Nessa infância está, por exemplo, a história que vou contar e que devo
a um desses tais encontros de acaso. E depois de eu a reproduzir aqui,
dir-me-ão se não tenho razões para insistir: é preciso cuidado com as crianças…
Não o cuidado comum, que tende a prevenir acidentes, aqueles que aparecem sob
esta rubrica nas notícias dos jornais, mas um outro cuidado, mais melindroso e
subtil. Eu explico.
Uma professora mandou um dia aos seus alunos que fizessem uma
composição plástica sobre o Natal. Não falou assim, claro. Disse uma frase como
esta: «Façam um desenho sobre o Natal. Usem lápis de cores, ou aguarelas, ou
papel de lustro, o que quiserem. E tragam na segunda-feira.» Assim ou não
assim, os alunos fizeram o trabalho. Apareceu tudo quanto é costume aparecer
nestes casos: o presépio, os Reis Magos, os pastores, S. José, a Virgem e o
Menino Jesus. Mal feitos, bem feitos, toscos ou apuradinhos, os desenhos caíram
na segunda-feira em cima da secretária da professora. Ali mesmo ela os viu e
apreciou. Ia marcando «bom», «mau», «suficiente», enfim, os transes por que
todos nós passámos. De repente… Ah, mas é preciso muito cuidado com as
crianças! A professora segura um desenho nas mãos, e esse desenho não é melhor
nem pior que os outros. Mas ela tem os olhos fixos, está perturbada; o desenho
mostra o inevitável presépio, a vaca e o burrinho, e toda a restante figuração.

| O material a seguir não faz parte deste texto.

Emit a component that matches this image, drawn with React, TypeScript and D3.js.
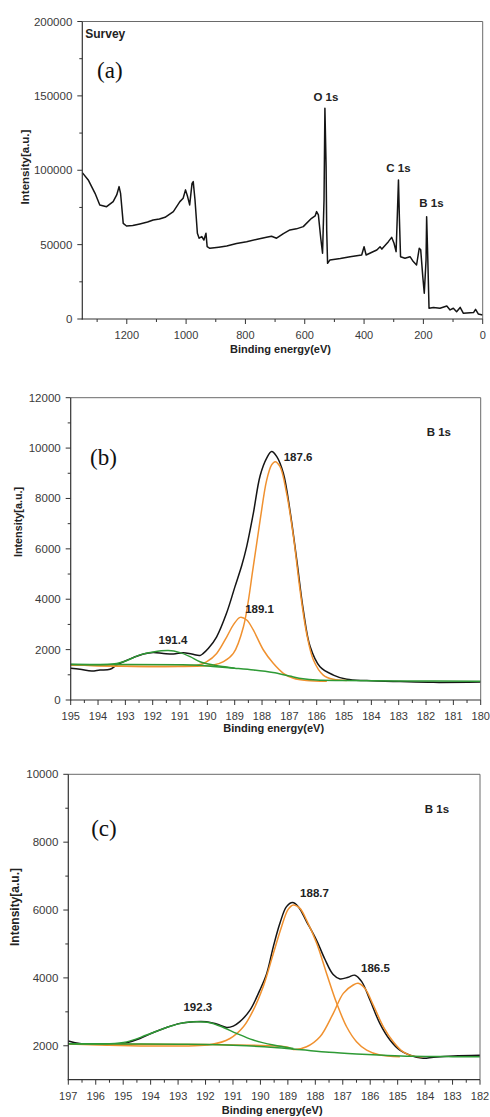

Sobre esta cena sem mistério cai a neve, e esta neve é preta. Porquê?
«Porquê?», pergunta a professora, em voz alta, à criança. O rapazinho
não responde. Talvez mais nervosa do que quer mostrar, a professora insiste. Há
na sala os cruéis risos e murmúrios de rigor nestas situações. A criança está
de pé, muito séria, um pouco trémula. E, por fim, responde: «Fiz a neve preta
porque foi nesse Natal que a minha mãe morreu…»
Daqui por um mês chegaremos à Lua. Mas quando e como chegaremos nós ao espírito de uma criança que pinta a neve preta porque a mãe lhe morreu?
Em Tempo:
No findar da prosa, lembrei-me que José Saramago, em
quase final do 3º volume dos Cadernos de Lanzarote, tem uma referência
natalícia, é bem provável que existam outros, mas esta está sublinhada:
23 de Dezembro de 1995
Hoje, procedente do Funchal,
desembarcou, uma vez mais, a linha descendente da primeira família que formei:
a filha Violante, os netos, Ana, que ainda fresa a tinta do seu diploma de
engenharia informática, e Tiago, onze anos, vivíssimos que prometem, além do
genro Danilo. Vieram juntar-se aos da casa e aos amigos chegados de Portugal para
celebrarmos estes dias. No significado mais exacto e directo da palavra, vamos fazer a festa. Nenhum dia é festivo por ter já
nascido assim: seria igualzinho aos outros se não fôssemos nós a fazê-lo diferente.